## Direction:
Working from the top of the listing below, retype each line through the line containing "import pandas as pd", both included, with no pictures.
┄┄┄┄┄┄┄┄┄┄┄┄┄┄┄┄┄┄┄┄
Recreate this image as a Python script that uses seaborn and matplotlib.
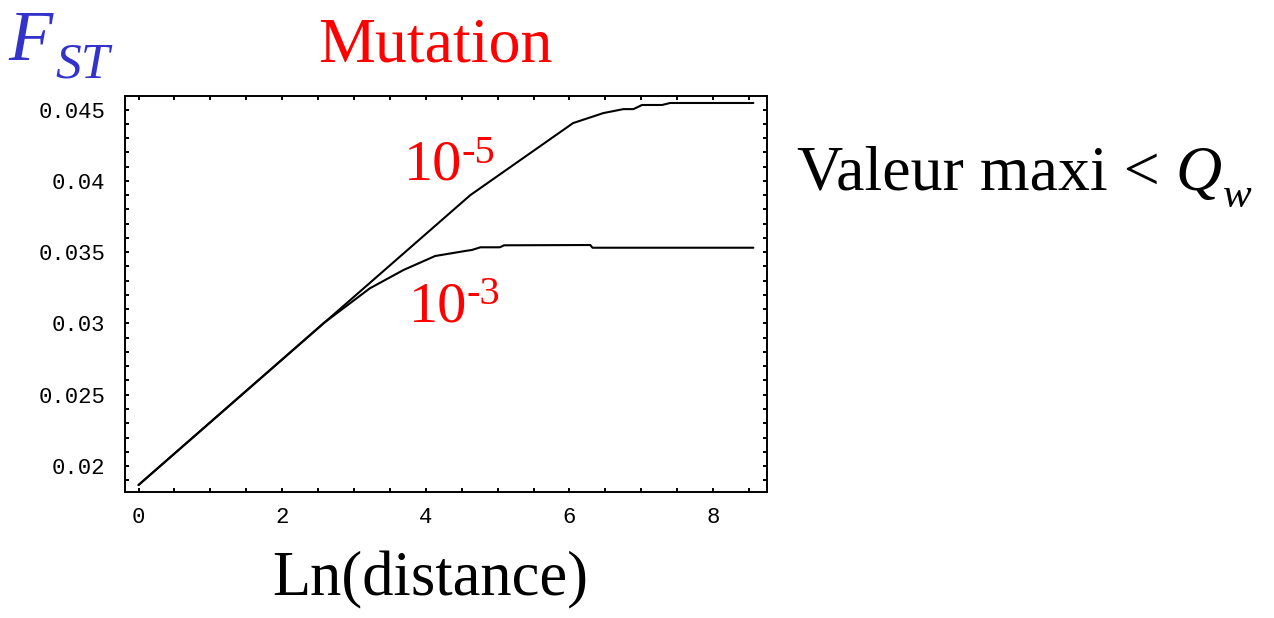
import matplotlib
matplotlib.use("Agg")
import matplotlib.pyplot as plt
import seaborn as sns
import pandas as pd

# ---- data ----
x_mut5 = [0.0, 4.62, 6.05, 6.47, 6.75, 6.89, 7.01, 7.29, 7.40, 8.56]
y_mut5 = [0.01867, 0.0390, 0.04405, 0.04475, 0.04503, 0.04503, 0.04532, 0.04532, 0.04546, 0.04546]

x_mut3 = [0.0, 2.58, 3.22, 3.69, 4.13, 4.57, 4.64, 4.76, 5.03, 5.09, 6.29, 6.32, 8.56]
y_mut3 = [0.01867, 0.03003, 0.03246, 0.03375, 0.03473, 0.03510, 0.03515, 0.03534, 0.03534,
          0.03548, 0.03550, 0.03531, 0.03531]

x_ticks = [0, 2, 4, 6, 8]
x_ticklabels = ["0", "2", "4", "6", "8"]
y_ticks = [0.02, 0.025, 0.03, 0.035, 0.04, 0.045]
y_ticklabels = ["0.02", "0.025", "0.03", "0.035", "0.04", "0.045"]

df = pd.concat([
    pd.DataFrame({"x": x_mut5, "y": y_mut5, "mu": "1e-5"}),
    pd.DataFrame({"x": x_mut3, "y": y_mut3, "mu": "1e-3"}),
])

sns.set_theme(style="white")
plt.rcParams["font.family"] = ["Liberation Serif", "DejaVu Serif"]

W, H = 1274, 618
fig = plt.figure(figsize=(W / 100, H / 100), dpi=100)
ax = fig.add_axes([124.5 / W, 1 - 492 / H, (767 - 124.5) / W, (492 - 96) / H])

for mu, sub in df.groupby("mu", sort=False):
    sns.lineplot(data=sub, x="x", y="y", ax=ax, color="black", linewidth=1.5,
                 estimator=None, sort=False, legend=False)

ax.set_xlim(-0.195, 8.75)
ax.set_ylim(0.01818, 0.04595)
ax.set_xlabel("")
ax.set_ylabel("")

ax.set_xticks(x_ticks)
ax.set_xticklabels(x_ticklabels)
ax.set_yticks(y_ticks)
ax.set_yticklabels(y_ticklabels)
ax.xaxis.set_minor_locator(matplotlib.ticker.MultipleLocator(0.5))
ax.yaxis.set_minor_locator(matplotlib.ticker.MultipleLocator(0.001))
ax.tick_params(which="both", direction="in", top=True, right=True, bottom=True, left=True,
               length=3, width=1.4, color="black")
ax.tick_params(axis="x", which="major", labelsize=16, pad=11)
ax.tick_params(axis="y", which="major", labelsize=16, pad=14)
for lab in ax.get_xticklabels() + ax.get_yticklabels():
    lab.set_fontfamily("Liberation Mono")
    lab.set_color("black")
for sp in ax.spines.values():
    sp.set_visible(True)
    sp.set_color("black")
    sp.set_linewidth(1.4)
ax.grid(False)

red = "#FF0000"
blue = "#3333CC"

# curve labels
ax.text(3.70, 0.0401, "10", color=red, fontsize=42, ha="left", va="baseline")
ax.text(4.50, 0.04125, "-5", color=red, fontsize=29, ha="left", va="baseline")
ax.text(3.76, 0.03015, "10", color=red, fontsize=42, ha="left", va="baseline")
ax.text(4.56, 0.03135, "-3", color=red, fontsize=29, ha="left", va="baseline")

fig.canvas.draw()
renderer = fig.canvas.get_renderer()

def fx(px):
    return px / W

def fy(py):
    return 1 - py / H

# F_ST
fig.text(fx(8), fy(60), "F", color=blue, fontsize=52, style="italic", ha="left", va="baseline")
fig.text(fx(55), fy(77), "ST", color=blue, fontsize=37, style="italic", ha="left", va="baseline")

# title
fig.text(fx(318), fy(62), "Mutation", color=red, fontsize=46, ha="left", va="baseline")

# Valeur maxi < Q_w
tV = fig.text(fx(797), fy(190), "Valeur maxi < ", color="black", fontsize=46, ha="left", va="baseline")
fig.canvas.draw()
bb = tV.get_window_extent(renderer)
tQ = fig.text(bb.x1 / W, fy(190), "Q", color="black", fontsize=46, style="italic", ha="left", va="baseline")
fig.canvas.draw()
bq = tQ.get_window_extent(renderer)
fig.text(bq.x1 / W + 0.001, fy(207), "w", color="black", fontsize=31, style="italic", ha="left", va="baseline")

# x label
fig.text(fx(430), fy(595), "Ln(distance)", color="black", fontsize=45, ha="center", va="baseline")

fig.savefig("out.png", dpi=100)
┄┄┄┄┄┄┄┄┄┄┄┄┄┄┄┄┄┄┄┄
## Written answer:
Recreate this image as a Python script that uses seaborn and matplotlib.
import matplotlib
matplotlib.use("Agg")
import matplotlib.pyplot as plt
import seaborn as sns
import pandas as pd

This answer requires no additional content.